O jovem fenômeno
Alex Medeiros – Jornalista e Escritor @alexmedeiros1959 (Publicado na Tribuna do Norte) Quando a seleção brasileira varreu todos os adversários na Copa de 1970, no México, o mundo conheceu mais profundamente o homem que usava a famosa camisa que fora de Garrincha.

Alex Medeiros - Jornalista e Escritor @alexmedeiros1959 (Publicado na Tribuna do Norte)
Quando a seleção brasileira varreu todos os adversários na Copa de 1970, no México, o mundo conheceu mais profundamente o homem que usava a famosa camisa que fora de Garrincha. Marcando gols em todos os jogos, Jairzinho ganhou o apelido de “Furacão”. Há mais ciência do que licenciamento poético na comparação do craque do Botafogo com o poderoso fenômeno climático.
E como todo furacão só aumenta poder acumulando a força de outros ventos, Jairzinho acabou sendo o responsável pela reprodução de um fenômeno no grande ambiente do futebol. E tudo começou como um sopro nas ruas do bairro carioca de Bento Ribeiro. Um menino pobre, feio, dentuço e tímido, que tinha todos os apetrechos para compor o perfil dos anônimos brasileirinhos trazia nos pés a rapidez dos ventos e o poder dos furacões.
E como nos sistemas de baixa-pressão das terras tropicais, o “Furacão 70” percebeu que estava diante de um poder capaz de estourar a escala Saffir-Simpson, que mede os fenômenos eólicos, ou simplesmente a boca do balão.
Ainda adolescente, o garoto Ronaldo exibiu no modesto time do São Cristovão um talento que só se via nos craques. Caras como Zico, que o pobre menino sonhava ver no Maracanã. A profissionalização soprou antes da puberdade.
O final da década de 1980 abriu os céus da oportunidade. E lá estava Ronaldo sendo tratado como um raro diamante em oficina de joalheria. Com idade de juvenil, estreou oficialmente nos titulares do Cruzeiro, no Brasileirão de 1993.

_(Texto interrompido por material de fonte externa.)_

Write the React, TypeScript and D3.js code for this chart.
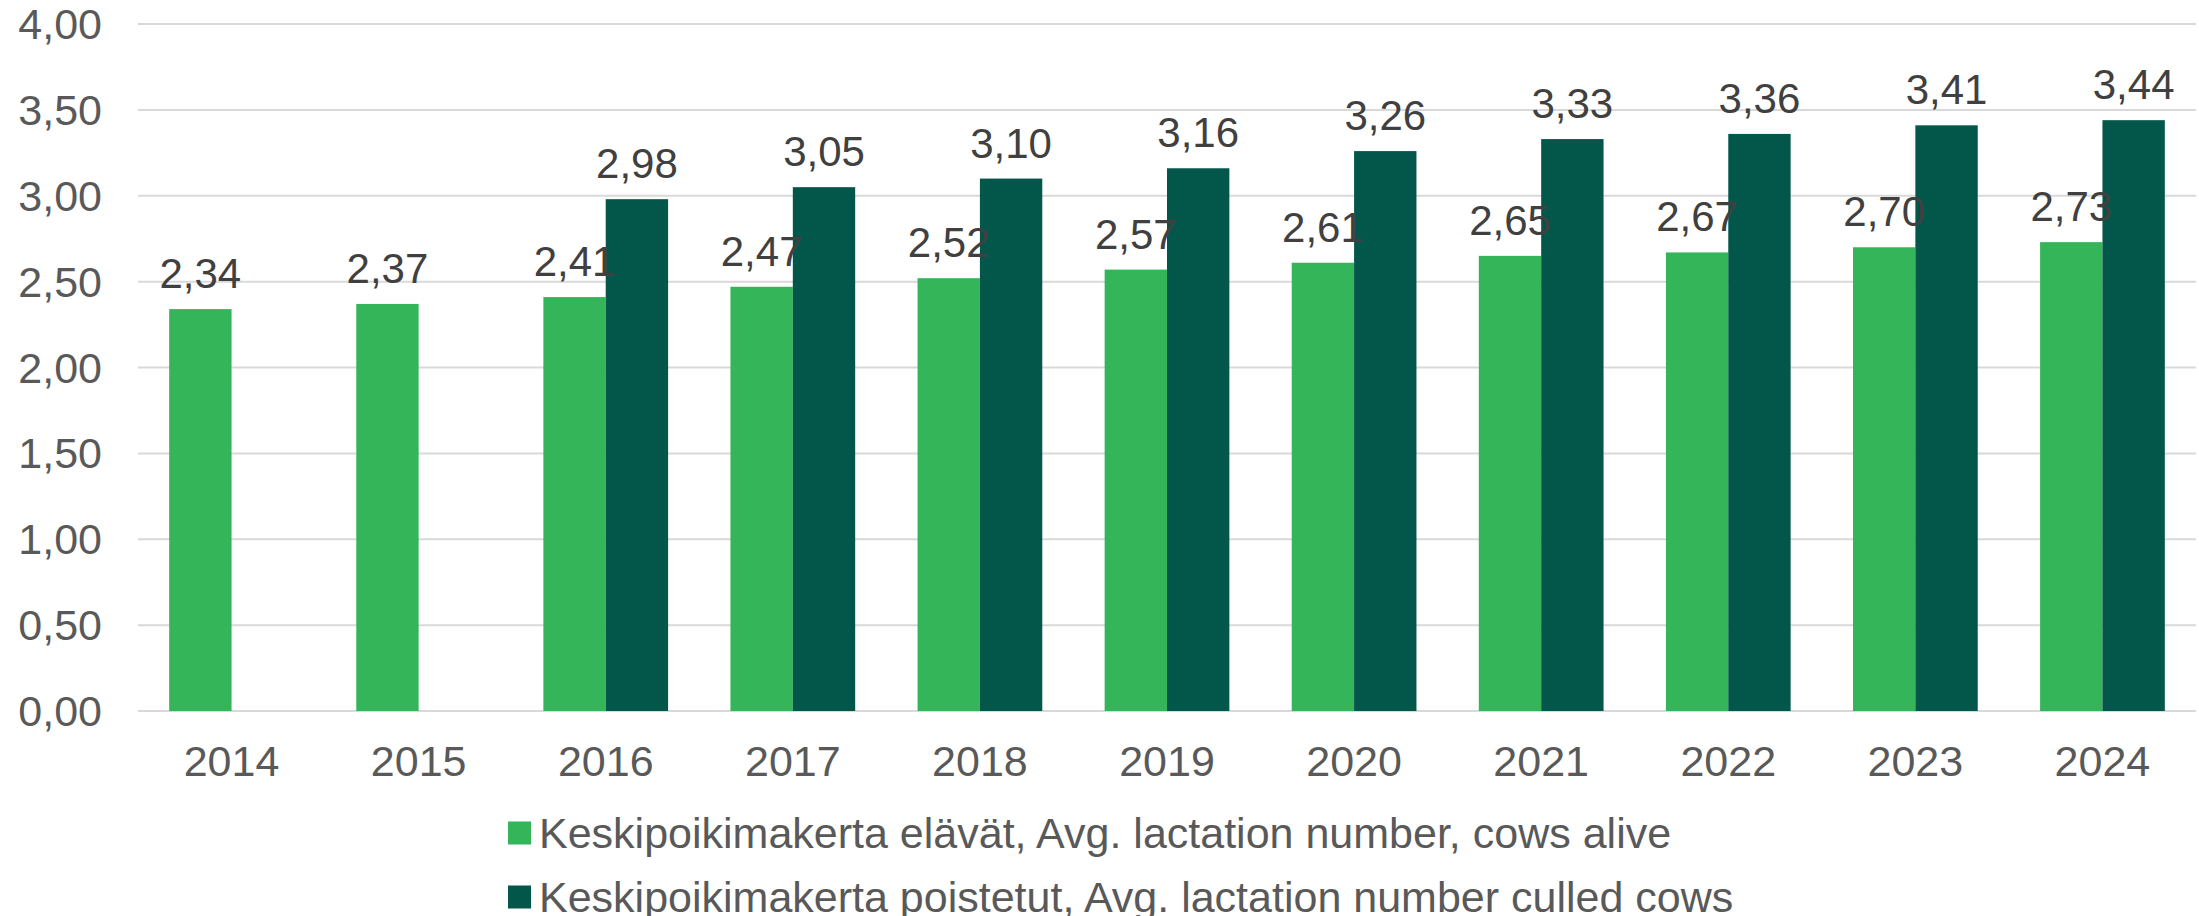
import React, { useEffect, useRef } from 'react';
import * as d3 from 'd3';

const years = ['2014', '2015', '2016', '2017', '2018', '2019', '2020', '2021', '2022', '2023', '2024'];
const aliveValues = [2.34, 2.37, 2.41, 2.47, 2.52, 2.57, 2.61, 2.65, 2.67, 2.7, 2.73];
const culledValues = [null, null, 2.98, 3.05, 3.1, 3.16, 3.26, 3.33, 3.36, 3.41, 3.44];
const yTicks = [0, 0.5, 1, 1.5, 2, 2.5, 3, 3.5, 4];
const seriesNames = [
  'Keskipoikimakerta elävät, Avg. lactation number, cows alive',
  'Keskipoikimakerta poistetut, Avg. lactation number culled cows',
];
const colours = ['#35B55A', '#02564A'];

const W = 2199;
const H = 916;

const fmt = (v: number) => v.toFixed(2).replace('.', ',');

const App = () => {
  const svgRef = useRef(null);

  useEffect(() => {
    const svg = d3.select(svgRef.current);
    svg.selectAll('*').remove();

    const left = 138, right = 2196, top = 24, bottom = 711;

    const x0 = d3.scaleBand().domain(years).range([left, right]).padding(0);
    const x1 = d3.scaleBand().domain(['alive', 'culled']).range([0, x0.bandwidth()])
      .paddingInner(0).paddingOuter(0.5);
    const y = d3.scaleLinear().domain([0, 4]).range([bottom, top]);

    // gridlines
    svg.append('g')
      .selectAll('line')
      .data(yTicks)
      .enter().append('line')
      .attr('x1', left).attr('x2', right)
      .attr('y1', d => y(d)).attr('y2', d => y(d))
      .attr('stroke', '#D9D9D9')
      .attr('stroke-width', 2);

    // y labels
    svg.append('g')
      .selectAll('text')
      .data(yTicks)
      .enter().append('text')
      .attr('x', 102)
      .attr('y', d => y(d) + 15)
      .attr('text-anchor', 'end')
      .attr('font-size', 43)
      .attr('fill', '#595959')
      .text(d => fmt(d));

    // x labels
    svg.append('g')
      .selectAll('text')
      .data(years)
      .enter().append('text')
      .attr('x', d => (x0(d) as number) + x0.bandwidth() / 2)
      .attr('y', 776)
      .attr('text-anchor', 'middle')
      .attr('font-size', 43)
      .attr('fill', '#595959')
      .text(d => d);

    const series = [
      { key: 'alive', values: aliveValues, colour: colours[0] },
      { key: 'culled', values: culledValues, colour: colours[1] },
    ];

    series.forEach(s => {
      const pts = years
        .map((yr, i) => ({ yr, v: s.values[i] }))
        .filter(p => p.v !== null) as { yr: string; v: number }[];
      svg.append('g')
        .selectAll('rect')
        .data(pts)
        .enter().append('rect')
        .attr('x', d => (x0(d.yr) as number) + (x1(s.key) as number))
        .attr('y', d => y(d.v))
        .attr('width', x1.bandwidth())
        .attr('height', d => y(0) - y(d.v))
        .attr('fill', s.colour);
    });

    // data labels on top of both series
    series.forEach(s => {
      const pts = years
        .map((yr, i) => ({ yr, v: s.values[i] }))
        .filter(p => p.v !== null) as { yr: string; v: number }[];
      svg.append('g')
        .selectAll('text')
        .data(pts)
        .enter().append('text')
        .attr('x', d => (x0(d.yr) as number) + (x1(s.key) as number) + x1.bandwidth() / 2)
        .attr('y', d => y(d.v) - 21)
        .attr('text-anchor', 'middle')
        .attr('font-size', 42)
        .attr('fill', '#404040')
        .text(d => fmt(d.v));
    });

    // legend
    const legend = svg.append('g')
      .selectAll('g')
      .data(seriesNames)
      .enter().append('g')
      .attr('transform', (d, i) => `translate(508,${833 + i * 64})`);
    legend.append('rect')
      .attr('x', 0).attr('y', -11.5)
      .attr('width', 23).attr('height', 23)
      .attr('fill', (d, i) => colours[i]);
    legend.append('text')
      .attr('x', 31)
      .attr('y', 15)
      .attr('font-size', 43)
      .attr('fill', '#595959')
      .text(d => d);
  }, []);

  return (
    <svg
      ref={svgRef}
      width={W}
      height={H}
      style={{ position: 'absolute', left: 0, top: 0, background: '#fff', fontFamily: '"Liberation Sans", Arial, sans-serif' }}
    />
  );
};

export default App;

Naquele mesmo ano, o furacão teen encarou os zagueiros do Bahia, dando os primeiros sinais de que o mundo ainda seria varrido por sua força e agilidade. Não tinha ainda 17 anos e meteu cinco gols na goleada por 6 x 0.
A trajetória de Ronaldo se estende de 1993, no Cruzeiro, até 2002, na Inter de Milão, no mesmo ano em que dividiu com Rivaldo a glória da conquista do pentacampeonato brasileiro. Na Inter, ganhou o epíteto “Il Fenomeno”.
De 1994 a 1996, com a camisa do PSV Eindhoven, aquele jogador que desmanchava as estatísticas e ameaçava Pelé na relatividade entre gols e idade, arrebatava público e crítica da Europa com suas arrancadas ciclônicas.

Lançado muito cedo às feras e ao circo do futebol, Ronaldo teve que dividir sua vida em dois momentos: um de glória, com a bola nos pés; outro de drama, com a cabeça nas carências típicas dos adolescentes. Não deu no jogo aéreo.
O “fenômeno” que há em Ronaldo não está diretamente ligado ao futebol mítico dos gênios. Ele não jogou como Pelé ou Messi, não marcou gols como Romário ou Gerd Müller, não teve a técnica de Zico, Maradona e Zidane.
Sua fenomenalidade pertence à construção da conjuntura em torno dele; ungido como primeiro craque representante da era globalizante do futebol. Foi a versão chapliniana dos “tempos modernos”, sendo um operário bem pago.
A fase madura de Ronaldo, em que interesses publicitários o fizeram craque reciclável, não pode nos fazer esquecer os verdadeiros momentos do seu talento. É no Barcelona e na Inter de Milão que reside toda a sua categoria.

Quando chegou na cidade catalã, revelou-se nos primeiros dias como fizera no Cruzeiro aos 16 anos. Seus gols incríveis geravam manchetes espetaculares, até mitificantes: “Ronaldo é um bruxo? É um deus? É o messias do futebol?”.
No dia em que meteu três gols no goleiro Zubizarreta, um jornalista escreveu: “A Liga está adulterada. O Barcelona receberá uma advertência por inscrição indevida. Existem razões para crer que o tal Ronaldo é um extraterrestre”.
É preciso resguardar historicamente o craque que encantou o mundo até 2002, concluindo nas traves orientais as jogadas de Rivaldo. O Ronaldo fenomenal não deve ser misturado nas engrenagens da fábrica de mitos que constrói e destrói coisas belas.